— start —
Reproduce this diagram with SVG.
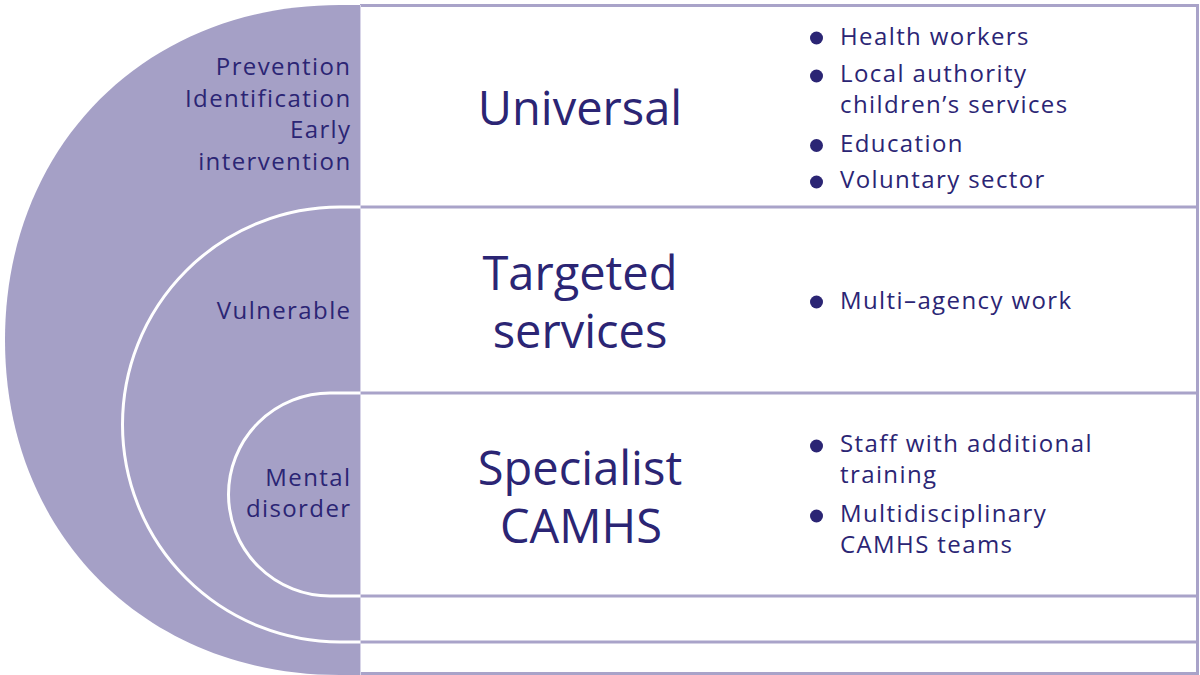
— end —
— start —
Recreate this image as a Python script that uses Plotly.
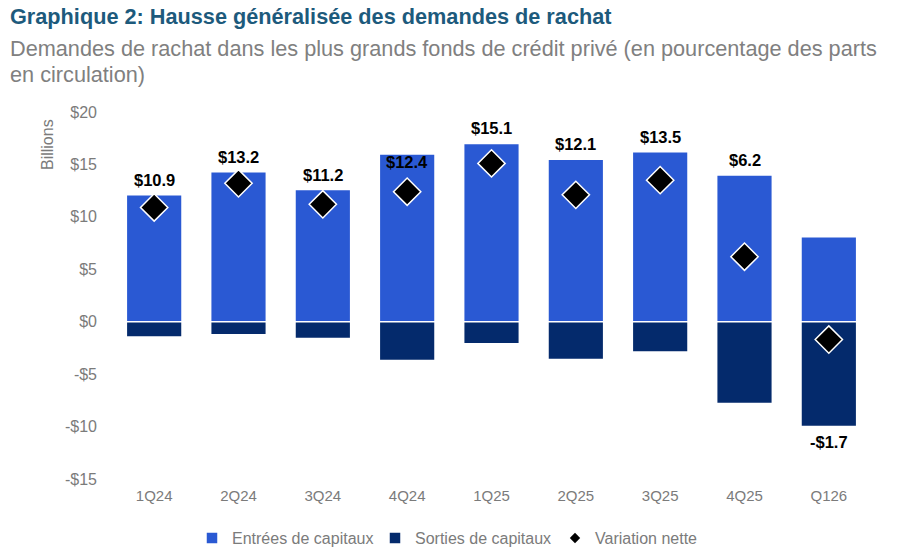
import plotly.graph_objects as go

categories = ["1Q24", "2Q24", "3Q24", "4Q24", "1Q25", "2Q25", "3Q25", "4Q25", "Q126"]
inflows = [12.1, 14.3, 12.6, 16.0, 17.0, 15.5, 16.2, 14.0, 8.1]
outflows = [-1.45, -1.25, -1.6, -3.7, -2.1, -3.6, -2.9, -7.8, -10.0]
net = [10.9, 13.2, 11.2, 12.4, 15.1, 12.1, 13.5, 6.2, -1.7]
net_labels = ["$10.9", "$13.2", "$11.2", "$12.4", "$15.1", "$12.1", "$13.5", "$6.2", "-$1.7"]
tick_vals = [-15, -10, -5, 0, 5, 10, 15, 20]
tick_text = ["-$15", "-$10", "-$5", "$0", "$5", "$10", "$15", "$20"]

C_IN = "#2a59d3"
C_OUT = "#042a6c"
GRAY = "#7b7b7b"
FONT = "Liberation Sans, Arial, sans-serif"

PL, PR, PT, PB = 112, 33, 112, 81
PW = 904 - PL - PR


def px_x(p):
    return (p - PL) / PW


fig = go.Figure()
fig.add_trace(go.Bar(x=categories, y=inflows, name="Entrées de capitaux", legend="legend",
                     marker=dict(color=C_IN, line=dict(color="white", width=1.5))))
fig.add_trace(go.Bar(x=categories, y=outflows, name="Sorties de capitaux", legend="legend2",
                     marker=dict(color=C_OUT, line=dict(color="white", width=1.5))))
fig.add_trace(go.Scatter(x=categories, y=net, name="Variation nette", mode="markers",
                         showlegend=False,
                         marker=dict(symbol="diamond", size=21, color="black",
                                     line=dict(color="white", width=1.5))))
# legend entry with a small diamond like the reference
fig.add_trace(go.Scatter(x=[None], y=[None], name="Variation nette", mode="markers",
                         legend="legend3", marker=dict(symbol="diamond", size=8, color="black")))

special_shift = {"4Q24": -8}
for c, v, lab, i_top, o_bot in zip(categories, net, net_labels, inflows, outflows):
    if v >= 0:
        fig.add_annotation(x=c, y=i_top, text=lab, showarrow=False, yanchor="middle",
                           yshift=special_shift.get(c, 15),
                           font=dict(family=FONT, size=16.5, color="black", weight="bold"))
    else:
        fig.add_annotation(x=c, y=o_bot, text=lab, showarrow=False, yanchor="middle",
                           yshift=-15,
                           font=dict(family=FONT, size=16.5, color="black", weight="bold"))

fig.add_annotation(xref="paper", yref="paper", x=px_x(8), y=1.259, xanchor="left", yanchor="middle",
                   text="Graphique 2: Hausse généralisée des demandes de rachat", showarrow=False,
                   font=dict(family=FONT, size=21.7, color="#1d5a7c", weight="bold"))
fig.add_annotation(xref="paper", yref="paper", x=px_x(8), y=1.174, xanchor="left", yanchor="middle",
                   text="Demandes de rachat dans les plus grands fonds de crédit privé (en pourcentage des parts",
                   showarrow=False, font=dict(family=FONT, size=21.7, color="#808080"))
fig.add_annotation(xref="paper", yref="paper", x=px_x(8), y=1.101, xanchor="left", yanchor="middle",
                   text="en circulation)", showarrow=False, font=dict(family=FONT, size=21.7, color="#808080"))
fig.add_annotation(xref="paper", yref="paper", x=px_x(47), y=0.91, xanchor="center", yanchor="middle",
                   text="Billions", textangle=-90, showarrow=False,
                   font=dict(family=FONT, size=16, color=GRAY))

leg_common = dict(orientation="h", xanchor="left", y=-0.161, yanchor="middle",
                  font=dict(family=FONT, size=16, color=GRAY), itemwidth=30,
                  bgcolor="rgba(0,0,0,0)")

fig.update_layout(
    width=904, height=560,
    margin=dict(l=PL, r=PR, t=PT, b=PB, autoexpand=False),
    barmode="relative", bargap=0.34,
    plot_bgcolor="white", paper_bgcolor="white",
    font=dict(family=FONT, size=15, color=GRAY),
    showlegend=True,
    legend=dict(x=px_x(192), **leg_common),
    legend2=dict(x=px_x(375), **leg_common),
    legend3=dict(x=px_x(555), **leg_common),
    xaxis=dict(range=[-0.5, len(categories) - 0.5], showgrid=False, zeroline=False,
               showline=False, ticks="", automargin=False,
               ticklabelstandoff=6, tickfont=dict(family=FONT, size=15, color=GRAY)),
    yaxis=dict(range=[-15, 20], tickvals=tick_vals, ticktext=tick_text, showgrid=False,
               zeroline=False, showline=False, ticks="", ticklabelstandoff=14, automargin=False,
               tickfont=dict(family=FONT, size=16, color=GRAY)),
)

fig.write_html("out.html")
— end —
Exactly how many lines of the material contain the word "this"? Write the number alone.

*Solution to the exercise*. 2